Federal labor officials announced 11 citations and nearly $100,000 in fines for DuPont.

Federal labor officials last week announced 11 citations and nearly $100,000 in fines for DuPont following an investigation into a deadly gas leak at a Texas chemical plant.

Four workers died in November 2014 when high levels of the toxic gas methyl mercaptan escaped from a drain at the chemical company's La Porte pesticide facility.

The Occupational Safety and Health Administration said that DuPont officials failed to adequately assess risks and did not properly train workers. The agency cited DuPont for a repeat violation -- the most serious of the 11 charges levied -- of improper training regarding ventilation systems.

Reports indicated the ventilation fans in the plant's Lannate insecticide unit were broken for months at the time of the accident. DuPont was cited for a similar violation in 2010.

"Four people lost their lives and their families lost loved ones because DuPont did not have proper safety procedures in place," OSHA chief David Michaels said in a statement. "Had the company assessed the dangers involved, or trained their employees on what to do if the ventilation system stopped working, they might have had a chance."

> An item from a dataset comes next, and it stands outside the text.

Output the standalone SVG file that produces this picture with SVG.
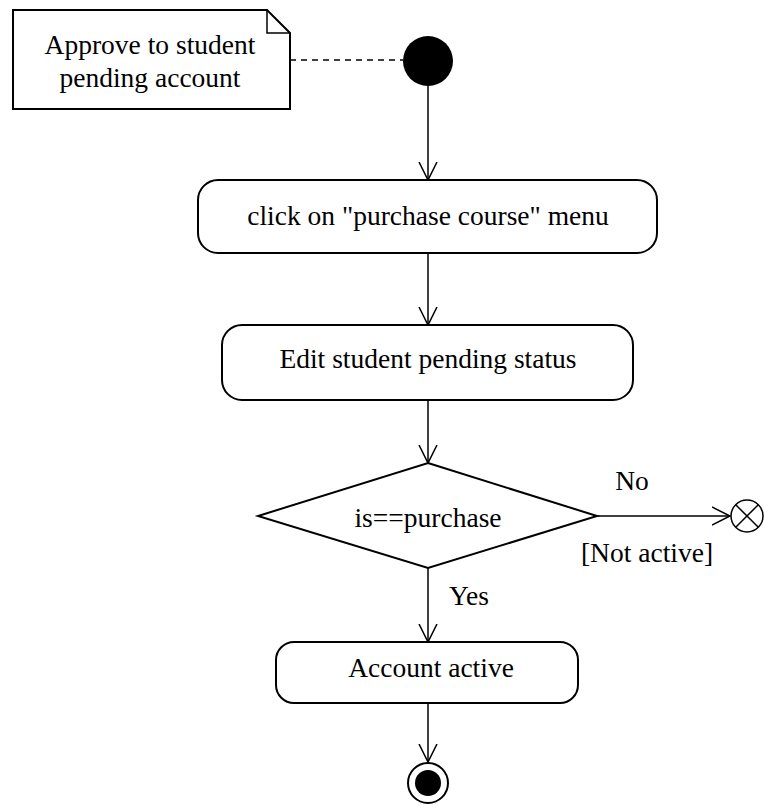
<svg xmlns="http://www.w3.org/2000/svg" width="764" height="806" viewBox="0 0 764 806">
<style>
.t{font-family:"Liberation Serif","Times New Roman",serif;font-size:27.5px;fill:#000;text-anchor:middle}
.box{fill:#fff;stroke:#000;stroke-width:2}
.ln{fill:none;stroke:#000;stroke-width:1.5}
</style>
<defs>
<marker id="open" viewBox="0 0 20 20" refX="18" refY="10" markerWidth="20" markerHeight="20" markerUnits="userSpaceOnUse" orient="auto">
<path d="M0,1 L18,10 L0,19" fill="none" stroke="#000" stroke-width="1.5"/>
</marker>
</defs>
<rect width="764" height="806" fill="#fff"/>
<g id="connectors">
<line class="ln" x1="290" y1="60" x2="403" y2="60" stroke-dasharray="6,5"/>
<line class="ln" x1="428" y1="86" x2="428" y2="180" marker-end="url(#open)"/>
<line class="ln" x1="428" y1="253" x2="428" y2="325" marker-end="url(#open)"/>
<line class="ln" x1="428" y1="400" x2="428" y2="463" marker-end="url(#open)"/>
<line class="ln" x1="597" y1="516" x2="730" y2="516" marker-end="url(#open)"/>
<line class="ln" x1="428" y1="568" x2="428" y2="642" marker-end="url(#open)"/>
<line class="ln" x1="428" y1="703" x2="428" y2="762" marker-end="url(#open)"/>
<text class="t" x="632" y="490">No</text>
<text class="t" x="647" y="562">[Not active]</text>
<text class="t" x="469" y="605">Yes</text>
</g>
<g id="note">
<path class="box" d="M13,10 L267,10 L290,33 L290,109 L13,109 Z"/>
<path class="ln" d="M267,10 L267,33 L290,33"/>
<text class="t" x="150" y="54">Approve to student</text>
<text class="t" x="150" y="87">pending account</text>
</g>
<g id="start">
<circle cx="428" cy="61" r="25" fill="#000"/>
</g>
<g id="click">
<rect class="box" x="198" y="180" width="459" height="73" rx="20"/>
<text class="t" x="428" y="225">click on "purchase course" menu</text>
</g>
<g id="edit">
<rect class="box" x="222" y="325" width="411" height="75" rx="20"/>
<text class="t" x="428" y="368">Edit student pending status</text>
</g>
<g id="decision">
<polygon class="box" points="428,463 597,516 428,568 258,516"/>
<text class="t" x="428" y="527">is==purchase</text>
</g>
<g id="active">
<rect class="box" x="276" y="642" width="302" height="61" rx="18"/>
<text class="t" x="431" y="677">Account active</text>
</g>
<g id="flowfinal">
<circle cx="747" cy="516" r="16" fill="#fff" stroke="#000" stroke-width="1.5"/>
<line class="ln" x1="735.7" y1="504.7" x2="758.3" y2="527.3"/>
<line class="ln" x1="735.7" y1="527.3" x2="758.3" y2="504.7"/>
</g>
<g id="end">
<circle cx="428" cy="783" r="20" fill="#fff" stroke="#000" stroke-width="2"/>
<circle cx="428" cy="783" r="13" fill="#000"/>
</g>
</svg>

The company has 15 business days after receiving the OSHA citations to comply, request a conference with area OSHA officials or contest its findings.

DuPont responded that it is reviewing the OSHA findings and that the pesticide facilities remains shuttered pending the results of an internal review.

“Safety is a core value and constant priority at DuPont. Our response to this tragedy reinforces our absolute focus on safety and enables us to learn from it so that we can find ways to be an even better company,” the company said.

Critics, however, contrasted the $99,000 in proposed fines to DuPont's annual revenue of some $35 billion. 

"There's no excuse for a chemical company with DuPont's resources to have such gross and repeated failures in how it manages it chemical processes and prepares for emergencies," Celeste Monforton, a former OSHA official, told the Houston Chronicle.